For many people living in New York, their real estate holdings will be their most substantial assets. There are many considerations when dealing with a home as part of your estate plan, and it’s important to really look at your family’s circumstances before you make a decision about what will work best.
Depending on your needs, there are many possible ways to handle the transition of ownership of your home at the time of your death, although certain methods are more common than others.
Hold title with your spouse as joint tenants with rights of survivorship
One of the easiest ways to make sure that your house passes directly to your spouse or partner at the time of your death without anyone interfering with their ability to live there will be to adjust the deed for your property so that the two of you jointly hold title with rights of survivorship.
If you die while holding title this way, your spouse will have the right to stay in your marital home for the rest of their life.

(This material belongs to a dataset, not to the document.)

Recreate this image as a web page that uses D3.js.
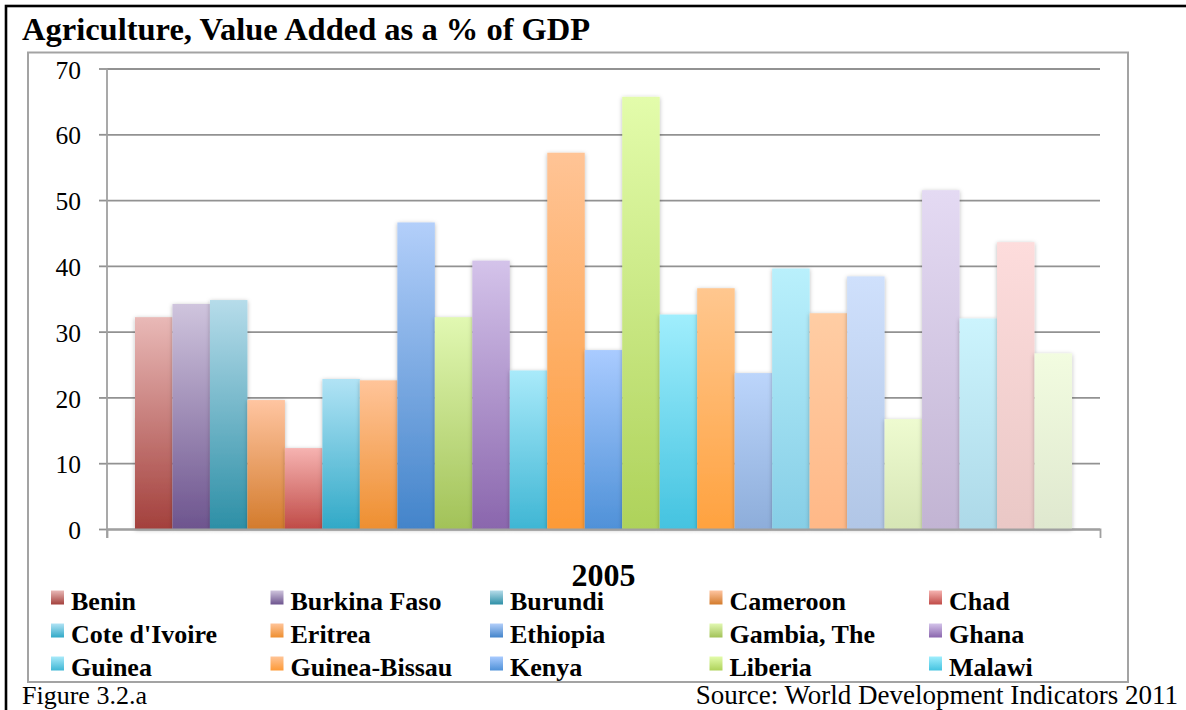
<!DOCTYPE html>
<html>
<head>
<meta charset="utf-8">
<script src="https://cdn.jsdelivr.net/npm/d3@7"></script>
<style>
  html, body { margin: 0; padding: 0; background: #fff; }
  svg { display: block; }
  text { font-family: "Liberation Serif", "Times New Roman", serif; fill: #000; }
</style>
</head>
<body>
<svg id="chart" width="1186" height="710"></svg>
<script>
// ---------- data ----------
const title = "Agriculture, Value Added as a % of GDP";
const categoryLabel = "2005";
const countries = ["Benin", "Burkina Faso", "Burundi", "Cameroon", "Chad",
  "Cote d'Ivoire", "Eritrea", "Ethiopia", "Gambia, The", "Ghana",
  "Guinea", "Guinea-Bissau", "Kenya", "Liberia", "Malawi",
  "Mali", "Mozambique", "Niger", "Nigeria", "Rwanda",
  "Senegal", "Sierra Leone", "Tanzania", "Togo", "Uganda"];
const values = [32.2, 34.2, 34.8, 19.6, 12.3,
  22.8, 22.6, 46.6, 32.2, 40.8,
  24.1, 57.2, 27.2, 65.7, 32.6,
  36.6, 23.7, 39.6, 32.8, 38.4,
  16.7, 51.5, 32.0, 43.6, 26.7];
const colorTop = ["#e9b9b7", "#cfc4dd", "#b6dcea", "#ffc5a1", "#f6b3b1",
  "#b1e3f5", "#ffc499", "#b3cffa", "#e1f8b2", "#d4c3ea",
  "#a9eafa", "#ffc496", "#a9cbff", "#e3fcab", "#a0eefd",
  "#ffc78f", "#bcd5fb", "#b9f0fc", "#ffcda4", "#cfe0fc",
  "#eefbd0", "#e4daf3", "#ccf4fd", "#fddcdc", "#f2fce0"];
const colorBottom = ["#a3403c", "#6d548e", "#2d8fa6", "#d37b2c", "#c04b47",
  "#31a9c7", "#ee8f30", "#4384ca", "#a2c258", "#8a66ad",
  "#3fb6d4", "#fd9a37", "#4f91d8", "#aed25a", "#44c3e0",
  "#ffa23f", "#8dadda", "#86cee6", "#ffb887", "#b1c6e6",
  "#d6e5b5", "#c2b4d3", "#add9e8", "#eac8c6", "#dfe8cf"];
const legendCount = 15;   // legend is truncated in the original after 3 rows
const yTicks = [0, 10, 20, 30, 40, 50, 60, 70];
const figureLabel = "Figure 3.2.a";
const sourceLabel = "Source: World Development Indicators 2011";

// ---------- layout ----------
const W = 1186, H = 710;
const plot = { left: 107, right: 1100, top: 68.5, bottom: 529 };

const svg = d3.select("#chart");
const defs = svg.append("defs");

countries.forEach((c, i) => {
  const g = defs.append("linearGradient")
    .attr("id", "grad" + i).attr("x1", 0).attr("y1", 0).attr("x2", 0).attr("y2", 1);
  g.append("stop").attr("offset", "0%").attr("stop-color", colorTop[i]);
  g.append("stop").attr("offset", "100%").attr("stop-color", colorBottom[i]);
});

const shadow = defs.append("filter").attr("id", "shadow")
  .attr("x", "-30%").attr("y", "-10%").attr("width", "160%").attr("height", "120%");
shadow.append("feDropShadow").attr("dx", 0).attr("dy", 1)
  .attr("stdDeviation", 2.2).attr("flood-color", "#000").attr("flood-opacity", 0.28);

// outer black border (right/bottom edges fall outside the picture)
svg.append("rect").attr("x", 6).attr("y", 6).attr("width", W + 20).attr("height", H + 20)
  .attr("fill", "none").attr("stroke", "#000").attr("stroke-width", 2.6);

// title
svg.append("text").attr("x", 22).attr("y", 40)
  .attr("font-size", 32.5).attr("font-weight", "bold").text(title);

// chart frame
svg.append("rect").attr("x", 28).attr("y", 52.5).attr("width", 1100).attr("height", 629.5)
  .attr("fill", "none").attr("stroke", "#a3a3a3").attr("stroke-width", 2);

// scales
const y = d3.scaleLinear().domain([0, 70]).range([plot.bottom, plot.top]);
const xCat = d3.scaleBand().domain([categoryLabel]).range([plot.left, plot.right]);
const x = d3.scaleBand().domain(countries).range([plot.left, plot.right])
  .paddingInner(0).paddingOuter(0.747);

// gridlines + y axis
const yAxis = d3.axisLeft(y).tickValues(yTicks).tickSize(-(plot.right - plot.left))
  .tickSizeOuter(0).tickPadding(26);
const gy = svg.append("g").attr("transform", `translate(${plot.left},0)`).call(yAxis);
gy.select(".domain").remove();
gy.selectAll(".tick line").attr("stroke", "#929292").attr("stroke-width", 1.8);
gy.selectAll(".tick").append("line").attr("x1", -8).attr("x2", 0)
  .attr("stroke", "#929292").attr("stroke-width", 1.8);
gy.selectAll(".tick text").attr("font-size", 25.5).attr("dy", "0.38em")
  .style("font-family", "'Liberation Serif', serif").attr("fill", "#000");

// y axis line
svg.append("line").attr("x1", plot.left).attr("x2", plot.left)
  .attr("y1", plot.top).attr("y2", plot.bottom + 9)
  .attr("stroke", "#a0a0a0").attr("stroke-width", 1.8);

// bars
svg.append("g").selectAll("rect").data(countries).join("rect")
  .attr("x", d => x(d))
  .attr("y", (d, i) => y(values[i]))
  .attr("width", x.bandwidth())
  .attr("height", (d, i) => y(0) - y(values[i]))
  .attr("fill", (d, i) => `url(#grad${i})`)
  .attr("filter", "url(#shadow)");

// x axis
const xAxis = d3.axisBottom(xCat).tickSize(0).tickSizeOuter(9).tickFormat("");
const gx = svg.append("g").attr("transform", `translate(0,${plot.bottom})`).call(xAxis);
gx.select(".domain").attr("stroke", "#a0a0a0").attr("stroke-width", 1.8);

// category label
svg.append("text").attr("x", xCat(categoryLabel) + xCat.bandwidth() / 2).attr("y", 586)
  .attr("text-anchor", "middle").attr("font-size", 32).attr("font-weight", "bold")
  .text(categoryLabel);

// legend
const legend = svg.append("g");
const legItems = countries.slice(0, legendCount);
legItems.forEach((c, i) => {
  const col = i % 5, row = Math.floor(i / 5);
  const lx = 51 + col * 219.5, ly = 609.5 + row * 33;
  legend.append("rect").attr("x", lx).attr("y", ly - 19).attr("width", 13).attr("height", 14)
    .attr("fill", `url(#grad${i})`);
  legend.append("text").attr("x", lx + 20).attr("y", ly)
    .attr("font-size", 26).attr("font-weight", "bold").text(c);
});

// footer texts
svg.append("text").attr("x", 22).attr("y", 704).attr("font-size", 26).text(figureLabel);
svg.append("text").attr("x", 1178).attr("y", 704).attr("text-anchor", "end")
  .attr("font-size", 27).text(sourceLabel);
</script>
</body>
</html>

Place the house in a trust in order to avoid probate
Another popular technique for ensuring the smooth transition of ownership for real estate involves placing that real estate in a trust. The trustee will be the one who has control over possession and occupancy in the property, and the house won’t wind up going through probate with the rest of your assets.

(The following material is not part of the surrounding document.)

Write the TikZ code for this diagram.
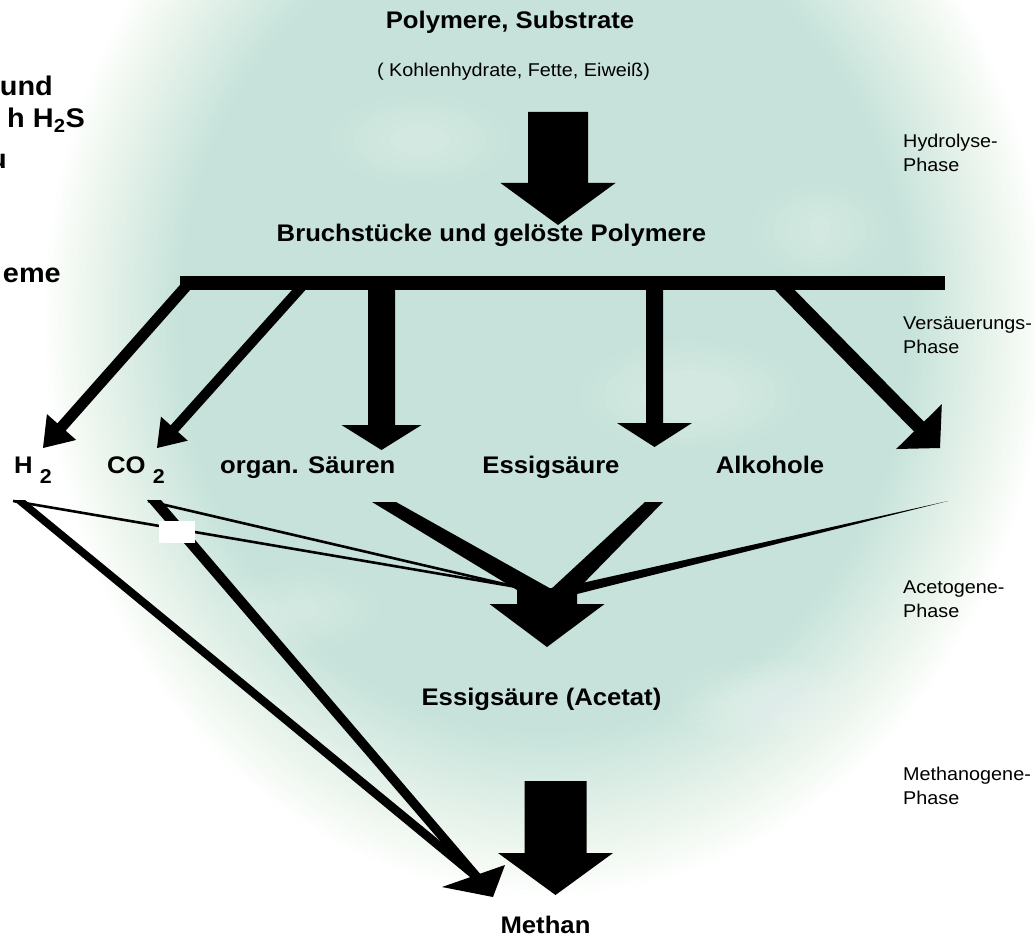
\documentclass[tikz,border=0pt]{standalone}
\usepackage{fontspec}
\setmainfont{Liberation Sans}[FakeStretch=1.07]
\usetikzlibrary{calc}
\definecolor{bgteal}{RGB}{198,226,218}
\newcommand\lowtwo{\raisebox{-10pt}{\fontsize{20}{20}\selectfont 2}}
\newcommand\blockarrow[5]{%
  \coordinate (tmpb) at ($(#2)!#5!(#1)$);
  \fill[arrowfill] ($(#1)!#3!90:(#2)$) -- ($(tmpb)!#3!-90:(#1)$) -- ($(tmpb)!#4!-90:(#1)$) -- (#2) -- ($(tmpb)!#4!90:(#1)$) -- ($(tmpb)!#3!90:(#1)$) -- ($(#1)!#3!-90:(#2)$) -- cycle;
}
\begin{document}
\begin{tikzpicture}[x=1pt,y=-1pt,
  lbl/.style={font=\bfseries\fontsize{24}{28}\selectfont, inner sep=0pt},
  sub/.style={font=\fontsize{18.5}{24}\selectfont, inner sep=0pt},
  phase/.style={font=\fontsize{18.5}{24}\selectfont, inner sep=0pt, align=left, anchor=north west},
  side/.style={font=\bfseries\fontsize{27}{32}\selectfont, inner sep=0pt, anchor=base east},
  arrowfill/.style={fill=black},
  thinline/.style={draw=black, line width=2.6pt},
]
\useasboundingbox (0,0) rectangle (1035,936);
\clip (0,0) rectangle (1035,936);
\fill[white] (0,0) rectangle (1035,936);
% soft teal vignette (linear ramp)
\foreach \k in {1,...,30} {
  \pgfmathsetmacro\rx{500-(\k-1)*4.8}
  \pgfmathsetmacro\ry{575-(\k-1)*5.8}
  \pgfmathsetmacro\al{1/(31-\k)}
  \fill[bgteal, fill opacity=\al] (545,320) ellipse [x radius=\rx, y radius=\ry];
}
% faint cloud highlights
\foreach \cx/\cy/\a/\b in {760/700/90/40, 690/395/110/55, 420/140/90/45, 300/610/80/40, 820/230/70/45} {
  \foreach \k in {0,...,5} {
    \fill[white, fill opacity=0.05] (\cx,\cy) ellipse [x radius={\a-\k*12}, y radius={\b-\k*6}];
  }
}

% texts
\node[lbl, anchor=base] (poly) at (510,29) {Polymere, Substrate};
\node[sub, anchor=base] (kohl) at (513.5,77) {( Kohlenhydrate, Fette, Eiweiß)};
\node[lbl, anchor=base] (bruch) at (491.5,241) {Bruchstücke und gelöste Polymere};
\node[lbl, anchor=base west] (h2) at (14,473) {H \lowtwo};
\node[lbl, anchor=base west] (co2) at (107,473) {CO \lowtwo};
\node[lbl, anchor=base west] (saeuren) at (220,473) {organ. Säuren};
\node[lbl, anchor=base] (essig) at (551,473) {Essigsäure};
\node[lbl, anchor=base] (alk) at (770,473) {Alkohole};
\node[lbl, anchor=base] (acetat) at (541.5,705) {Essigsäure (Acetat)};
\node[lbl, anchor=base] (methan) at (545.5,933) {Methan};

\node[phase] (ph1) at (903,133.5) {Hydrolyse-\\Phase};
\node[phase] (ph2) at (903,316.5) {Versäuerungs-\\Phase};
\node[phase] (ph3) at (903,580.5) {Acetogene-\\Phase};
\node[phase] (ph4) at (903,766.5) {Methanogene-\\Phase};

\node[side] (s1) at (53,96) {und};
\node[side] (s2) at (85,128) {h H\textsubscript{2}S};
\node[side] (s3) at (7,168) {u};
\node[side] (s4) at (61,282) {eme};

% coordinates
\coordinate (hyA) at (558,112); \coordinate (hyT) at (558,225);
\coordinate (h2A) at (189,283); \coordinate (h2T) at (43,448);
\coordinate (coA) at (305,283); \coordinate (coT) at (157,448);
\coordinate (saA) at (381.5,283); \coordinate (saT) at (381.5,450);
\coordinate (esA) at (654.5,283); \coordinate (esT) at (654.5,447);
\coordinate (alA) at (778,283); \coordinate (alT) at (940,448);
\coordinate (acA) at (547,588); \coordinate (acT) at (547,647);
\coordinate (meA) at (555.5,781); \coordinate (meT) at (555.5,895);
\coordinate (h2p) at (13,501); \coordinate (co2p) at (148,501);
\coordinate (acJ) at (517,587);

% hydrolysis arrow
\blockarrow{hyA}{hyT}{30pt}{57.5pt}{42pt}
% acidification arrows
\blockarrow{h2A}{h2T}{5.5pt}{19.5pt}{28pt}
\blockarrow{coA}{coT}{5pt}{18pt}{26pt}
\blockarrow{saA}{saT}{13.5pt}{40pt}{25pt}
\blockarrow{esA}{esT}{8.5pt}{37.5pt}{24pt}
\blockarrow{alA}{alT}{7pt}{32pt}{30pt}
\node[fill=black, minimum width=765pt, minimum height=14pt, inner sep=0pt, anchor=north west] (bar) at (180,276) {};

% acetogenic phase
\draw[thinline] (h2p) -- (acJ);
\draw[thinline] (co2p) -- (acJ);
\fill (372,502) -- (396,502) -- (553,590) -- (517,590) -- cycle;
\fill (645,502) -- (663,502) -- (577,590) -- (550,590) -- cycle;
\fill (948,501) -- (577,594) -- (573,585) -- cycle;
\blockarrow{acA}{acT}{30pt}{57.5pt}{43pt}

% methanogenic phase
\fill (13,500) -- (25,500) -- (479.8,873.5) -- (474.2,880.5) -- cycle;
\fill (147,500) -- (161,500) -- (480.4,874.1) -- (473.6,879.9) -- cycle;
\fill (442,887) -- (505,865) -- (493,897) -- cycle;
\blockarrow{meA}{meT}{31pt}{57.5pt}{42pt}
\fill[white] (159,521) rectangle (195,543);
\end{tikzpicture}
\end{document}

The use of a trust can ensure ongoing tenancy in the property for a spouse or partner that you have not married. It can also ensure that the house’s value passes to another party per your wishes later in the future.

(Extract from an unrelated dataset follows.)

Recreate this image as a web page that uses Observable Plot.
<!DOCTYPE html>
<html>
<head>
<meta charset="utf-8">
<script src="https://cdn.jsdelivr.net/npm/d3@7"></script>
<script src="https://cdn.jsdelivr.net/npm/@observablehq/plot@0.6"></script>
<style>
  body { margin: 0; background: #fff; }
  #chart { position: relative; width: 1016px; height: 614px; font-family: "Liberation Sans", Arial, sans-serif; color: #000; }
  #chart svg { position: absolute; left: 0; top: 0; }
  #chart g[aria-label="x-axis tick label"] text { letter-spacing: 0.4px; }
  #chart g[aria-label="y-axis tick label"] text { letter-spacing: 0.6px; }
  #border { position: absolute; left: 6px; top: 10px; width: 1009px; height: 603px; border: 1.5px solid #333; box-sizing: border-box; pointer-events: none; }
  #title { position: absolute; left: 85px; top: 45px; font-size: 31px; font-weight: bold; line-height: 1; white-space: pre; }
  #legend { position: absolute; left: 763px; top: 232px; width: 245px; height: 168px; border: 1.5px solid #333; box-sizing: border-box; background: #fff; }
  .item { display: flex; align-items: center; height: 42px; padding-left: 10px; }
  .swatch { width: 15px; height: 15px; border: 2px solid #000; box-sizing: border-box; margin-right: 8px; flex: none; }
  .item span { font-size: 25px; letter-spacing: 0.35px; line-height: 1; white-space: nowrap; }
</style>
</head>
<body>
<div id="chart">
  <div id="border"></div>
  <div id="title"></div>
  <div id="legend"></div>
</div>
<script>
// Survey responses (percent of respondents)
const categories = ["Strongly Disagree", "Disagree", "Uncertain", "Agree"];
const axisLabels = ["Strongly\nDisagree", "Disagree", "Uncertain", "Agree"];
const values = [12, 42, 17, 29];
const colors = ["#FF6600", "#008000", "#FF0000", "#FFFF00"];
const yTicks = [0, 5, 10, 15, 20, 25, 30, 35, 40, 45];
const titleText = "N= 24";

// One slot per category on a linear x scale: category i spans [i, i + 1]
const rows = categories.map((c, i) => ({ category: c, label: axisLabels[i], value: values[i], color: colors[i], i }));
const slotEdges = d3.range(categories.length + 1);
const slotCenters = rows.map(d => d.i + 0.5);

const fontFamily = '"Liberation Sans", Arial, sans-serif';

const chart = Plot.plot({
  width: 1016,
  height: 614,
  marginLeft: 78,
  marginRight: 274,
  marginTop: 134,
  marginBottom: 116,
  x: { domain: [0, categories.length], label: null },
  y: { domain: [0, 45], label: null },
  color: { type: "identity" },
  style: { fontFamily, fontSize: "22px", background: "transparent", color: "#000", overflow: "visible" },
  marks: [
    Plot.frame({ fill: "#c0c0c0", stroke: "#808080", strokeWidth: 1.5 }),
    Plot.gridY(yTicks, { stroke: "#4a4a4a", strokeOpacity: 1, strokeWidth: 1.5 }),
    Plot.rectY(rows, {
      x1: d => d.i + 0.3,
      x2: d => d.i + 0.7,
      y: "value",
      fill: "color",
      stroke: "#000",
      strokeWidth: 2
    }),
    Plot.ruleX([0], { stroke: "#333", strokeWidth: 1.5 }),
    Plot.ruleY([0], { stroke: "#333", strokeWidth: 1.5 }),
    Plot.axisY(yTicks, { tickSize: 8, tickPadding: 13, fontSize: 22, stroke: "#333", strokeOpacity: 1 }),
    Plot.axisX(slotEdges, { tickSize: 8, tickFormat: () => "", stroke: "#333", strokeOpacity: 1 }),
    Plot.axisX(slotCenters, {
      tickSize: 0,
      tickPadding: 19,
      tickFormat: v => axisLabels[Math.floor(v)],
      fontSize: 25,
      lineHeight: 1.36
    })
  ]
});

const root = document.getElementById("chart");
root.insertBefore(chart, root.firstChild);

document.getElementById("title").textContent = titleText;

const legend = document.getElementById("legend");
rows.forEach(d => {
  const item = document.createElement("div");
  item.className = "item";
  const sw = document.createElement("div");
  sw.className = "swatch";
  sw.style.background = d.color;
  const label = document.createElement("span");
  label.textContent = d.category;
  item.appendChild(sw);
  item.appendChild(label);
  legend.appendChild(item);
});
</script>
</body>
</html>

Some people want to divide the value of the house among their loved ones
If you don’t have someone who will live in the property with you at the time of your death or who will stay there after you die, you might want to have your executor sell your house for its fair market value and distribute the proceeds between your heirs or beneficiaries. If you think that one of your children might want to own the house, you can always include a clause that gives them the right of first refusal, thereby allowing them to make a fair market offer on the property before anyone else.
It’s possible that one of these three solutions may work for you, or you may need even more unique and customized solutions for your home, depending on your family and financial circumstances. The sooner you start planning, the easier it will be to protect your home and the value it represents to you and your heirs.